Podem ocorrer situações de falhas no cálculo da remuneração do servidor público federal, estadual ou distrital. Porém, são raros os cenários em que a Administração Pública percebe o seu equívoco, prosseguindo com a correção e o com o pronto pagamento dos valores devidos.
Para além da exceção, via de regra, o servidor é quem se torna responsável por provocar o órgão a promover a correção das inconsistências presentes em sua remuneração.
Ocorre que há substancial demora por parte da Administração Pública nesse procedimento de estudo e apuração do crédito reclamado pelo servidor, demandando anos.
E, quando essa fase finalmente é finalizada, com o reconhecimento do direito de recebimento pelo servidor, há a concomitante notificação de que o crédito reconhecido foi classificado/lançado como “exercícios anteriores de pessoal” ou “exercícios findos”, por exemplo.
Referida situação decorre do fato de o crédito devido/reconhecido pela Administração Pública não ter sido executado no mesmo ano (exercício) em que o servidor realizou a cobrança. Em razão disso, o pagamento ocorrerá somente quando houver efetiva “dotação destinada a atender despesas de exercícios anteriores, respeitada a categoria econômica própria”.
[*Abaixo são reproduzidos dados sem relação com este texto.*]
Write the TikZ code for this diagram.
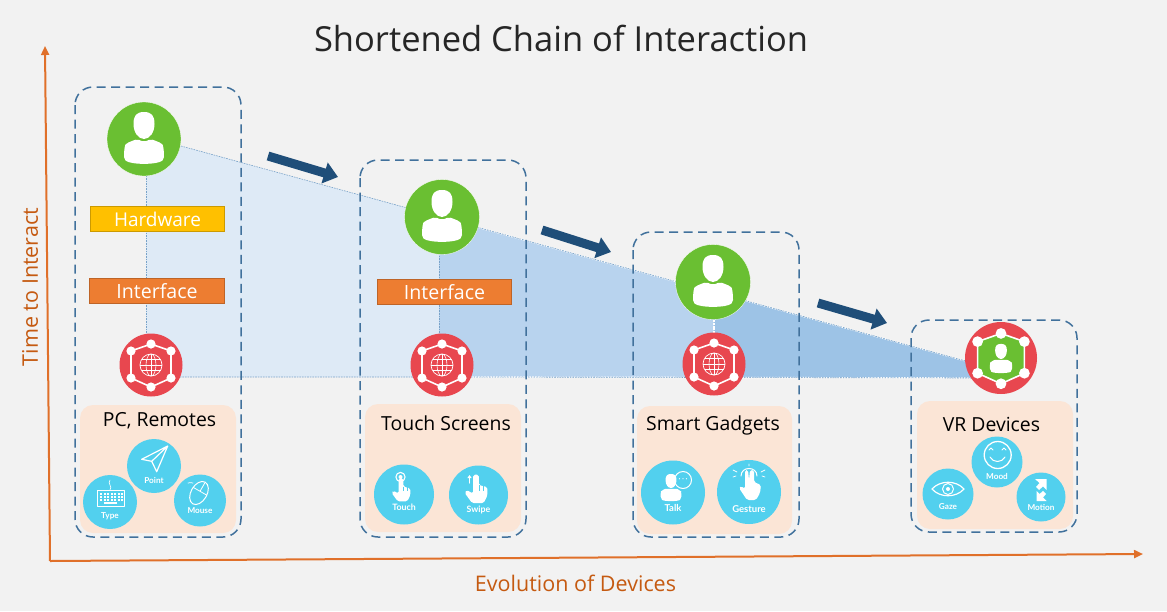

Por um lado, há o reconhecimento expresso de que o servidor possui o crédito/direito. Entretanto, o pagamento ocorrerá apenas quando a Administração Pública verificar a existência de disponibilidade orçamentária para essa finalidade e sem definir uma data precisa para a satisfação de sua obrigação.
Isto é, o direito do servidor é condicionado a uma indeterminação temporal, conforme o juízo de conveniência e oportunidade da Administração Pública.
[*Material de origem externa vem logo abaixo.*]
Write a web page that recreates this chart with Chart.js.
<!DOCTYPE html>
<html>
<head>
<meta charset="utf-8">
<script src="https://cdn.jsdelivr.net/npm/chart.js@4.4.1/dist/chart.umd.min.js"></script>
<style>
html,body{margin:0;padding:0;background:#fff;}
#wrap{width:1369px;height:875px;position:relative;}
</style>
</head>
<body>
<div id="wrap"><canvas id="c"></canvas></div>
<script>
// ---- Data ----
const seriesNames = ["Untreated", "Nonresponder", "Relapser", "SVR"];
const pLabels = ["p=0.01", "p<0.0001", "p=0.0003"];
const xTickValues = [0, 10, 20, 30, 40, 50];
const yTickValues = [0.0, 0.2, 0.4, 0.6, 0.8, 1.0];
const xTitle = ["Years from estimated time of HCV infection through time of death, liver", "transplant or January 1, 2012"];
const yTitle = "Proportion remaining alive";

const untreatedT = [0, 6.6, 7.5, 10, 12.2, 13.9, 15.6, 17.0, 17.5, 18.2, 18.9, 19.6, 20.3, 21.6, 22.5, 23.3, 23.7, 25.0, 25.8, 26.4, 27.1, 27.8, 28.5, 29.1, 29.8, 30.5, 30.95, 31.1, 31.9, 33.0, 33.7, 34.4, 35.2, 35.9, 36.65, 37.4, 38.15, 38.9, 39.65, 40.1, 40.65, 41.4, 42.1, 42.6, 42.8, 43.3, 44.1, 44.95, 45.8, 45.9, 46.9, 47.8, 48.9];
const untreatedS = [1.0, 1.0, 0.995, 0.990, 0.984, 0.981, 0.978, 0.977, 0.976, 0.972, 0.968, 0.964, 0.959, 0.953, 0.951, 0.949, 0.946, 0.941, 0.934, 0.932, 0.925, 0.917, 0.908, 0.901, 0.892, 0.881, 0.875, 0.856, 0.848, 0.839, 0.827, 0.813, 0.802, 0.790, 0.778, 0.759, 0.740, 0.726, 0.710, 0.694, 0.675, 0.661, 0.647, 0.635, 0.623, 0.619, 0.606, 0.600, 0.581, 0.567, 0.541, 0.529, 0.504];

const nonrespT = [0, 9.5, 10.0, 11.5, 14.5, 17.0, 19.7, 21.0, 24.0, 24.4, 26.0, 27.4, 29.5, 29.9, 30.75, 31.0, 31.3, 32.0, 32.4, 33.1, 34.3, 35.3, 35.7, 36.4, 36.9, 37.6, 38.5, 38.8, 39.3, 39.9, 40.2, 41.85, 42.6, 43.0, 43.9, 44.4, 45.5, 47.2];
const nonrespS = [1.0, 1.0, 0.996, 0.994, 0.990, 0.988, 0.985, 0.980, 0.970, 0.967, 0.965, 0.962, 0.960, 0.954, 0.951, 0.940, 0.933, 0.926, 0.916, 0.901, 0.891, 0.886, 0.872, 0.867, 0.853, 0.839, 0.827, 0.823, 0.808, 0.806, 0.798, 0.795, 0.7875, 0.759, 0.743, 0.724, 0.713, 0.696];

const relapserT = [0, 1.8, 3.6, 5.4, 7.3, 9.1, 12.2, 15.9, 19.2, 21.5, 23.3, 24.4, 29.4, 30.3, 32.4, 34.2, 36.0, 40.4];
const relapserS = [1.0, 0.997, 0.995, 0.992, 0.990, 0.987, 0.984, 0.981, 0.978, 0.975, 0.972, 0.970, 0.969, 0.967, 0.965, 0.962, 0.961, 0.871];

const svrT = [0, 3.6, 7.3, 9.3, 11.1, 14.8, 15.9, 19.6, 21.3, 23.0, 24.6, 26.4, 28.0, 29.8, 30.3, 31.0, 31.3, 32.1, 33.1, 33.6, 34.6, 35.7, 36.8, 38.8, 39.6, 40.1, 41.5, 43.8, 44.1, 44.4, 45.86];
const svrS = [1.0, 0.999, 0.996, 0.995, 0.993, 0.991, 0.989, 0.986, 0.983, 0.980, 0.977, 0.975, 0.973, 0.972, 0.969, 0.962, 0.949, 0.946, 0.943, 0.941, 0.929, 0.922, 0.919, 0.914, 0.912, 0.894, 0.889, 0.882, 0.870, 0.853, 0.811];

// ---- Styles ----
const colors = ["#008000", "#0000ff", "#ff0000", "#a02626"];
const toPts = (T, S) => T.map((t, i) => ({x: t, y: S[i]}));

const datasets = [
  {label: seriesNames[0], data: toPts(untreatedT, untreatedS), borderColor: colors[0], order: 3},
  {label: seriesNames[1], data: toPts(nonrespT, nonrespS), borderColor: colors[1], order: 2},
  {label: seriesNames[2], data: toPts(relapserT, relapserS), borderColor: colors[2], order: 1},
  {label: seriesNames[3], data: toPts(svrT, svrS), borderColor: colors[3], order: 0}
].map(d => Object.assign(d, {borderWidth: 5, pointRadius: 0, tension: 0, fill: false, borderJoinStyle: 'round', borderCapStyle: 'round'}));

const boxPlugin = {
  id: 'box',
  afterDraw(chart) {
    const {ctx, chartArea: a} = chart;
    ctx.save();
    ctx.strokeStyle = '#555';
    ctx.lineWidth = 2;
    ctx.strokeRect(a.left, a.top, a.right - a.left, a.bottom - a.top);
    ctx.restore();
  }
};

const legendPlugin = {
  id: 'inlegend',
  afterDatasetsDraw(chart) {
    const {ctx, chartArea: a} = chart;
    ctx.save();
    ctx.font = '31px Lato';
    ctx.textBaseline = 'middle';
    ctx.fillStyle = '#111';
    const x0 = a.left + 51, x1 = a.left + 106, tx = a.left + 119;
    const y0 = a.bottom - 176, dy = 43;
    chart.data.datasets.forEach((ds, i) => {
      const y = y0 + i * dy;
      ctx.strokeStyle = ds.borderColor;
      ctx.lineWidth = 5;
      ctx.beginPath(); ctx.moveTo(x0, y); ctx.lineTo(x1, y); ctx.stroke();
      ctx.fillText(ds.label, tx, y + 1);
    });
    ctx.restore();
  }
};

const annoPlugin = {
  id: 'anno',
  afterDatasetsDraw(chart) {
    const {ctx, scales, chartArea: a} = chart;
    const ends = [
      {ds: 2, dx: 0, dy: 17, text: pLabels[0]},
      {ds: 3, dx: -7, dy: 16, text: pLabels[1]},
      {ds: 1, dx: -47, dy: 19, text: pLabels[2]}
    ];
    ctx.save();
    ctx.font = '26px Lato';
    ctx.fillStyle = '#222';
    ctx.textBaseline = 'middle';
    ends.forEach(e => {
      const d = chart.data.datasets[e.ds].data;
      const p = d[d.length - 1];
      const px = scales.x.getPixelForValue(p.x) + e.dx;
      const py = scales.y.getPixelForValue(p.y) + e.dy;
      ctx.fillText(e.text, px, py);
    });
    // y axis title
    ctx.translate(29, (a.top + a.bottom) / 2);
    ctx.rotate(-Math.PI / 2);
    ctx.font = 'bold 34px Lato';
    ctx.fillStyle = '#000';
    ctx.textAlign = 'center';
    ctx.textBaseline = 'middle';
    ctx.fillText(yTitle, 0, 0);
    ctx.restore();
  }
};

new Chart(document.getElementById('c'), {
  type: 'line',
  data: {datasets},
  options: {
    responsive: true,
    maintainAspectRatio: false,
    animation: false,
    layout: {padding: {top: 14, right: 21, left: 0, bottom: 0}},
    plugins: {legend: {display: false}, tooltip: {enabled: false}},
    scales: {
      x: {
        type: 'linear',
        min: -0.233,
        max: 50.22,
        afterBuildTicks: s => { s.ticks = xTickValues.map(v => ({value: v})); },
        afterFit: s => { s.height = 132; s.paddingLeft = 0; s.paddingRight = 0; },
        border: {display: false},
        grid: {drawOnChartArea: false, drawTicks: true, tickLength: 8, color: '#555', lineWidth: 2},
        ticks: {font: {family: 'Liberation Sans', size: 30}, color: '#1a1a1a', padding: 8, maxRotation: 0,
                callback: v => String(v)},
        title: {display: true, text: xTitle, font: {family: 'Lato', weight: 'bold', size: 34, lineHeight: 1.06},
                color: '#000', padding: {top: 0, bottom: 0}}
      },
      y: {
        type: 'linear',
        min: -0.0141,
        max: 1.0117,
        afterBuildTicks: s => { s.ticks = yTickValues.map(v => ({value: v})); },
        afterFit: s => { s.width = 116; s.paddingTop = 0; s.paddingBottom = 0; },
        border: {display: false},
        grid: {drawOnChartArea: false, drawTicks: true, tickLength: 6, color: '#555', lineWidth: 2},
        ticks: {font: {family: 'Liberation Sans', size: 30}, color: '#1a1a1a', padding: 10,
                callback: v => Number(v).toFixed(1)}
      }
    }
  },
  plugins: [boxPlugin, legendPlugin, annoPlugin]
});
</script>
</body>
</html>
A mencionada postura da Administração Pública retrata a expressão popular “devo, não nego, pago quando puder”, em que o servidor é o único prejudicado ao não saber o momento que gozará de seus créditos.
Diante disso, cabe o questionamento: o ente público pode realizar o pagamento de créditos decorrentes de “exercícios anteriores” ou “exercícios findos” quando realmente lhe convir? A resposta é não.
O entendimento do Superior Tribunal de Justiça é pacífico no sentido de que o crédito administrativamente reconhecido não poderá ter o seu pagamento condicionado indefinidamente à manifestação de oportunidade da Administração Pública, principalmente se houver transcorrido razoável tempo para o adimplemento da dívida.
Por outro lado, considerando que há o transcurso de demasiado tempo desde o reconhecimento administrativo do crédito, o que o servidor poderá fazer para usufruir de seu direito? O servidor poderá requerer o pagamento do crédito classificado como “exercícios anteriores” ou “exercícios findos” judicialmente por meio de ação de cobrança.
Em que pese o reconhecimento administrativo do crédito e o transcurso do tempo diante da indeterminação do pagamento, há a possibilidade de declaração da prescrição da pretensão de cobrança na via judicial? A resposta é não. O Superior Tribunal de Justiça aplica o entendimento de que o reconhecimento administrativo do direito por parte da Administração Pública “importa na interrupção do prazo prescricional, caso ainda esteja em curso (artigo 202, VI, do CC de 2002) ou sua renúncia, quando já se tenha consumado (artigo 191 do CC de 2002)”.
Com o intuito elucidativo, menciona-se que a jurisprudência Tribunal de Justiça do Distrito Federal e Territórios (TJ-DFT) corrobora a mencionada questão no sentido de que a demora do ente público em realizar o pagamento de crédito administrativamente reconhecido em benefício do servidor, especialmente créditos lançados como “exercícios findos”, não enseja a prescrição, cujo prazo volta a ser computado quando a Administração Pública pratica algum ato contrário ao interesse de saldar a dívida.
O objetivo deste artigo é esclarecer que o servidor não pode ser submetido a uma indeterminação da Administração Pública para receber valores que lhe são reconhecidamente devidos, sendo essencial o conhecimento de que há possibilidades que podem proporcionar usufruto do crédito de maneira mais célere e com o afastamento dos prejuízos decorrentes dos anos de morosidade do ente público.